Sì, parlo di post-fascismo perché c’è qualcosa di parallelo a quello che abbiamo detto sui nuovi movimenti anticapitalisti che non pretendono di essere modelli finiti. È molto raro che i movimenti di estrema destra si definiscano esplicitamente fascisti. Ce ne sono alcuni, ma in generale non si definiscono fascisti. Anche Giorgia Meloni, che in passato era molto orgogliosa di quella tradizione, dopo aver vinto le elezioni e aver assunto il governo, ha preso le distanze dal fascismo. Il post-fascismo è una costellazione molto eterogenea che comprende movimenti, partiti e correnti con origini, storie e traiettorie ideologiche molto diverse. In questa galassia post-fascista, ad esempio, ci sono correnti, come quella che si esprime oggi in Argentina, radicalmente neoliberiste, e altre anti-neoliberiste. Ad esempio, in Europa occidentale, la chiave per comprendere il successo dei movimenti di destra radicale è la loro capacità di guidare un’opposizione alle politiche neoliberali dell’Unione Europea, della Commissione Europea. Anche negli Stati Uniti, Trump ha vinto le elezioni come candidato contro l’establishment, nel 2016 guidato da Hillary Clinton e ora da Joe Biden. Si tratta quindi di contraddizioni. Ci sono persone di estrema destra che sono radicali, molto neoliberiste, come in Argentina, come in Brasile, come in Spagna Vox, e ce ne sono altre che hanno successo perché sfruttano la loro presunta opposizione al neoliberismo. Una volta entrati al governo – è il caso della Meloni in Italia – fanno esattamente le stesse politiche dei loro predecessori. In questo caso, Mario Draghi che, come Macron in Francia, è l’incarnazione del neoliberismo nella sua forma ideale e perfetta. È come l’incarnazione di un concetto.

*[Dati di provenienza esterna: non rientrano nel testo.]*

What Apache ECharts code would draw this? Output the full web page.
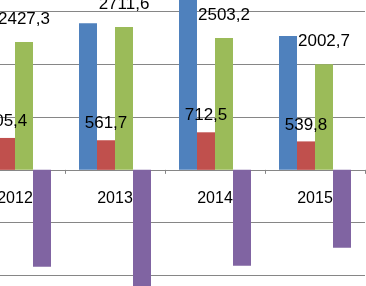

Lei parla del dibattito tra Gramsci e Keynes negli anni tra le due guerre. Vorrei che ricostruisse un po’ quel dibattito e, in ogni caso, che definisse se ha qualcosa di ancora valido.
Gramsci è un riferimento molto comune nei dibattiti del pensiero critico contemporaneo, è uno dei pensatori marxisti che, nei decenni tra le due guerre mondiali, ha iniziato a riflettere criticamente sulle cause della sconfitta delle rivoluzioni in Europa centrale e sulle ragioni per cui la rivoluzione russa non ha potuto vincere in Europa occidentale. Keynes fu il pensatore che, dall’altra parte della barricata, rifletté sulle cause della crisi del capitalismo e su come salvarlo. Sono riflessioni parallele diverse, con obiettivi diversi, e in un certo senso entrambi i pensatori hanno la loro validità e la loro rilevanza: Gramsci è il pensatore dell’egemonia e nessun cambiamento radicale o rivoluzionario può essere sostenibile senza la conquista di un’egemonia politica e culturale. Questa è una delle grandi sfide della sinistra del XXI secolo. Keynes è una coscienza critica del capitalismo contemporaneo, una coscienza critica che solleva domande sulle attuali tendenze neoliberiste. In altre parole, può il capitalismo continuare a svilupparsi con il suo modello attuale senza portare alla catastrofe sociale, economica ed ecologica? Credo che Keynes sia il pensatore critico della borghesia, come lo era Max Weber, per esempio, che merita di essere riletto e che può aiutarci a riflettere sul mondo contemporaneo.